Horst was truly one of the nicest old fellows I ever met. He worked as a superintendent, building apartments. He may be the only man in that position I never had a head-butting with. There was something about the way he approached things, that I worked extra hard to be sure I pleased him.

We first started working together in the mid 1990s. Our friendship grew over the next few years. Horst loved deer hunting. I started including him in any hunts we were going on, whether business or when I was taking my sons hunting. He had wonderful stories to tell, which in his broken English was made even better. He had been born and grew up in Germany. He loved cigars and good whiskey, but was such a gentleman that he would never light up where it was a bother to anyone, nor did he drink to excess. Everything in his life was so neat and orderly. Even his shirts were pressed and wrinkle free when he walked out the door heading to a deer stand.

He hunted with a 270 left handed bolt action he had built by a small arms company in Sherman, Texas. The DuBiel Arms Company was only in business from the mid 1970′ until the late 1980s but produced some real nice guns.

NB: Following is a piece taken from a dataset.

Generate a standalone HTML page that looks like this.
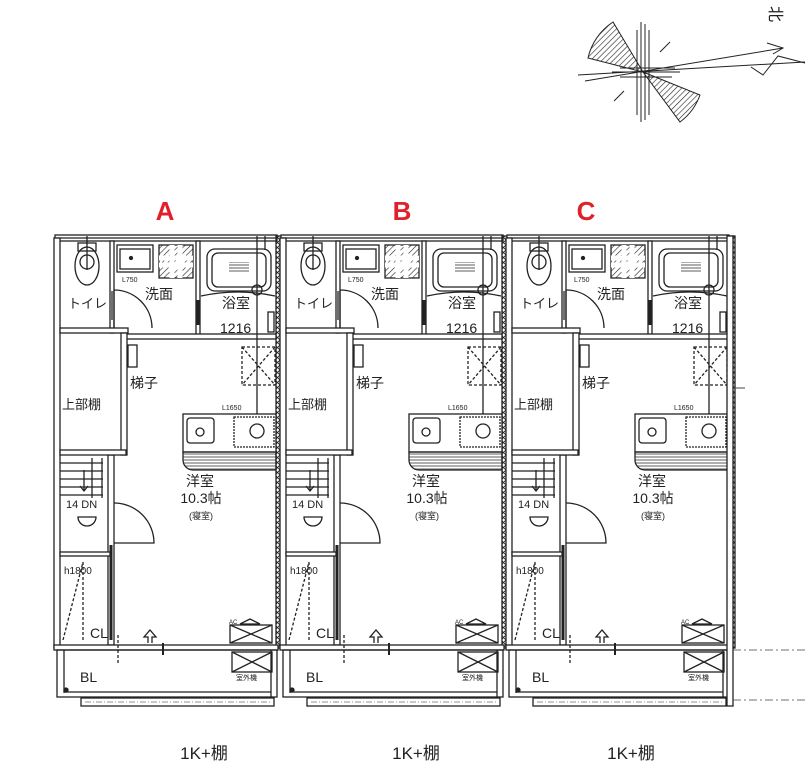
<!DOCTYPE html>
<html><head><meta charset="utf-8"><style>
html,body{margin:0;padding:0;background:#fff}
svg{display:block}
text{font-family:"Liberation Sans","Noto Sans CJK JP",sans-serif;fill:#222}
</style></head><body>
<svg width="806" height="768" viewBox="0 0 806 768" xmlns="http://www.w3.org/2000/svg">
<defs>
<pattern id="hat" width="4" height="4" patternUnits="userSpaceOnUse" patternTransform="rotate(45)"><line x1="0" y1="0" x2="0" y2="4" stroke="#222" stroke-width="1.2"/></pattern>
<pattern id="xh" width="5" height="5" patternUnits="userSpaceOnUse"><path d="M0 0L5 5M5 0L0 5" stroke="#222" stroke-width="0.9"/></pattern>
<pattern id="gr" width="3" height="3" patternUnits="userSpaceOnUse"><line x1="0" y1="1" x2="3" y2="1" stroke="#777" stroke-width="1.2"/></pattern>
<g id="unit" fill="none" stroke="#222" stroke-width="1.3">
  <rect x="55" y="235" width="222" height="6" fill="#fff"/>
  <line x1="55" y1="238" x2="277" y2="238"/>
  <rect x="54" y="238" width="6" height="410" fill="#fff"/>
  <rect x="276" y="236" width="7" height="412" fill="url(#xh)" stroke-width="1.3"/>
  <rect x="110" y="241" width="4" height="92" fill="#fff"/>
  <rect x="196" y="241" width="4" height="95" fill="#fff"/>
  <line x1="198" y1="300" x2="198" y2="325" stroke-width="4"/>
  <rect x="60" y="328" width="68" height="5" fill="#fff"/>
  <rect x="123" y="334" width="153" height="5" fill="#fff"/>
  <rect x="121" y="333" width="6" height="122" fill="#fff"/>
  <rect x="108" y="455" width="6" height="190" fill="#fff"/>
  <line x1="111" y1="545" x2="111" y2="640" stroke-width="3"/>
  <rect x="60" y="450" width="66" height="5" fill="#fff"/>
  <rect x="60" y="552" width="50" height="4" fill="#fff"/>
  <rect x="78" y="243" width="18" height="8"/>
  <ellipse cx="87" cy="266" rx="12" ry="19"/>
  <ellipse cx="87" cy="262" rx="7" ry="7"/>
  <line x1="87" y1="236" x2="87" y2="270"/>
  <text x="68" y="308" font-size="13" stroke="none">トイレ</text>
  <line x1="112" y1="291" x2="112" y2="320"/>
  <rect x="117" y="245" width="36" height="27" fill="#fff"/>
  <rect x="120" y="249" width="30" height="20"/>
  <circle cx="131" cy="258" r="1.5" fill="#222"/>
  <rect x="159" y="245" width="34" height="33" fill="url(#hat)"/>
  <path d="M172 245v33M180 245v33M159 258h34M159 265h34" stroke="#fff" stroke-width="5"/>
  <text x="122" y="282" font-size="7" stroke="none">L750</text>
  <path d="M114 290 A38 38 0 0 1 152 328" />
  <line x1="114" y1="290" x2="114" y2="328"/>
  <text x="145" y="299" font-size="14" stroke="none">洗面</text>
  <rect x="207" y="249" width="64" height="42" rx="8" fill="#fff"/>
  <rect x="212" y="253" width="54" height="34" rx="6"/>
  <rect x="229" y="262" width="20" height="10" fill="url(#gr)" stroke="none"/>
  <path d="M201 296 Q238 288 275 296"/>
  <line x1="257" y1="236" x2="257" y2="434"/>
  <circle cx="257" cy="290" r="5"/>
  <line x1="265" y1="236" x2="265" y2="250"/>
  <text x="222" y="308" font-size="14" stroke="none">浴室</text>
  <text x="220" y="333" font-size="14" stroke="none">1216</text>
  <rect x="268" y="312" width="6" height="20" fill="#fff"/>
  <rect x="128" y="345" width="9" height="22" fill="#fff"/>
  <text x="130" y="388" font-size="14" stroke="none">梯子</text>
  <text x="62" y="409" font-size="13" stroke="none">上部棚</text>
  <rect x="242" y="347" width="33" height="38" stroke-dasharray="3,2"/>
  <path d="M242 347L275 385M275 347L242 385" stroke-dasharray="3,2"/>
  <text x="222" y="410" font-size="7" stroke="none">L1650</text>
  <rect x="183" y="414" width="93" height="38" fill="#fff"/>
  <rect x="187" y="418" width="27" height="25" rx="3"/>
  <circle cx="200" cy="432" r="4"/>
  <rect x="234" y="417" width="40" height="30" stroke-dasharray="2,1"/>
  <circle cx="257" cy="431" r="7" fill="#fff"/>
  <path d="M183 452 h93 v18 h-83 a10 10 0 0 1 -10 -10z" fill="url(#gr)"/>
  <text x="200" y="486" font-size="14" stroke="none" text-anchor="middle">洋室</text>
  <text x="201" y="503" font-size="14" stroke="none" text-anchor="middle">10.3帖</text>
  <text x="201" y="519" font-size="9" stroke="none" text-anchor="middle">(寝室)</text>
  <path d="M60 463h43M60 471h43M60 479h43M60 487h43M60 495h43M92 458v40M102 458v40"/>
  <path d="M84 470v20M80 486l4 5 4-5" />
  <text x="66" y="508" font-size="11" stroke="none">14 DN</text>
  <path d="M78 517h18a9 9 0 0 1 -18 0z"/>
  <path d="M114 503 A40 40 0 0 1 154 543 H114"/>
  <text x="64" y="574" font-size="10" stroke="none">h1800</text>
  <path d="M63 640 L83 562 M83 562 V640" stroke-dasharray="3,2"/>
  <text x="90" y="638" font-size="14" stroke="none">CL</text>
  <rect x="54" y="645" width="224" height="5" fill="#fff"/>
  <line x1="163" y1="643" x2="163" y2="655" stroke-width="2"/>
  <path d="M148 643 v-6 h-4 l6 -7 6 7 h-4 v6"/>
  <line x1="118" y1="635" x2="118" y2="665" stroke-dasharray="3,2"/>
  <text x="229" y="624" font-size="6" stroke="none">AC</text>
  <path d="M240 624 l10 -5 10 5z"/>
  <rect x="230" y="625" width="42" height="18"/>
  <path d="M230 625L272 643M272 625L230 643"/>
  <rect x="232" y="652" width="40" height="20"/>
  <path d="M232 652L272 672M272 652L232 672"/>
  <text x="236" y="680" font-size="7" stroke="none">室外機</text>
  <rect x="57" y="650" width="220" height="47"/>
  <line x1="64" y1="650" x2="64" y2="693"/>
  <line x1="64" y1="692" x2="271" y2="692"/>
  <line x1="271" y1="650" x2="271" y2="697"/>
  <rect x="81" y="698" width="193" height="8" fill="#fff"/>
  <line x1="85" y1="702" x2="270" y2="702" stroke-dasharray="6,2,1,2" stroke-width="0.6"/>
  <text x="80" y="682" font-size="14" stroke="none">BL</text>
  <circle cx="66" cy="690" r="2" fill="#222"/>
</g>
</defs>
<use href="#unit"/>
<use href="#unit" x="226"/>
<use href="#unit" x="452"/>
<rect x="727" y="236" width="6" height="470" fill="#fff" stroke="#222" stroke-width="1.3"/>
<line x1="733" y1="650" x2="806" y2="650" stroke="#444" stroke-width="0.7" stroke-dasharray="8,3,2,3"/>
<line x1="733" y1="700" x2="806" y2="700" stroke="#444" stroke-width="0.7" stroke-dasharray="8,3,2,3"/>
<line x1="733" y1="388" x2="745" y2="388" stroke="#444"/>
<g font-size="26" font-weight="bold" text-anchor="middle">
<text x="165" y="220" style="fill:#e0202a">A</text>
<text x="402" y="220" style="fill:#e0202a">B</text>
<text x="586" y="220" style="fill:#e0202a">C</text>
</g>
<g font-size="17" text-anchor="middle">
<text x="204" y="759">1K+棚</text>
<text x="416" y="759">1K+棚</text>
<text x="631" y="759">1K+棚</text>
</g>
<g stroke="#222" fill="none" stroke-width="1">
<path d="M643 72 L588 58 A58 58 0 0 1 613 22 Z" fill="url(#hat)"/>
<path d="M643 72 L700 95 A58 58 0 0 1 680 122 Z" fill="url(#hat)"/>
<path d="M641 22 V122 M645 24 V120 M649 30 V115 M637 30 V115"/>
<path d="M612 72 H680 M620 68 H675 M620 77 H672"/>
<line x1="578" y1="75" x2="805" y2="62"/>
<line x1="585" y1="81" x2="783" y2="48"/>
<path d="M767 43 L783 48 L773 54"/>
<path d="M751 67 L763 75 L778 56 L805 63"/>
<path d="M614 101 L624 91 M670 42 L660 52"/>
</g>
<text x="768" y="20" font-size="16" transform="rotate(90 776 14)">北</text>
</svg>
</body></html>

He always admired the 270 Remington rifle that I hunted with. It too was left handed, so we made a pact that who ever died first, the other would inherit his 270. It was something done in earnest.

Upon the passing of Horst in 2005 several of the boys went with me to his funeral, several hours away in East Texas. We spent the whole trip reminiscing about our hunts with Horst and what memories we had made with him.

Some time later when I was traveling through East Texas, I stopped in and visited with his widow. I had only met her at the funeral. She and Horst hadn’t been married for that many years when I got to know him. She seldom traveled with him to the places he worked. She was content with him coming home every couple of weeks for the weekend and it seemed like an arrangement that worked for him as well.

She told me she had been able to sell most of Horst’s guns and power tools for a good amount of money, because he only bought the best of everything and kept everything in immaculate condition. I never brought up to her about the pact that Horst and I made, as it didn’t seem to serve a purpose. After a long visit I left and came home.

A year or two later a fellow, Glen, in San Antonio that worked for a excavation contractor ask my brother Kenny if he had heard anything out of Horst. Kenny told him that Horst had died. The fellow lived in Seguin Texas and had delivered a hunting rifle to a gunsmith there for Horst to have for some repairs done to it.

Horst had finished the project he was working on in San Antonio and moved on to another city for his next one.

Glen had received a call recently about the rifle and and was told that no one ever picked it up. When he told Kenny it was a left handed 270, it clicked that it was the gun I was suppose to have. Glen found the receipt ticket and gave it Kenny. We went and picked it up.

While I felt bad in one way about the way it all happened, there was a handshake made. A deal is a deal. I guess I figured it was meant to be or there would have been a different outcome.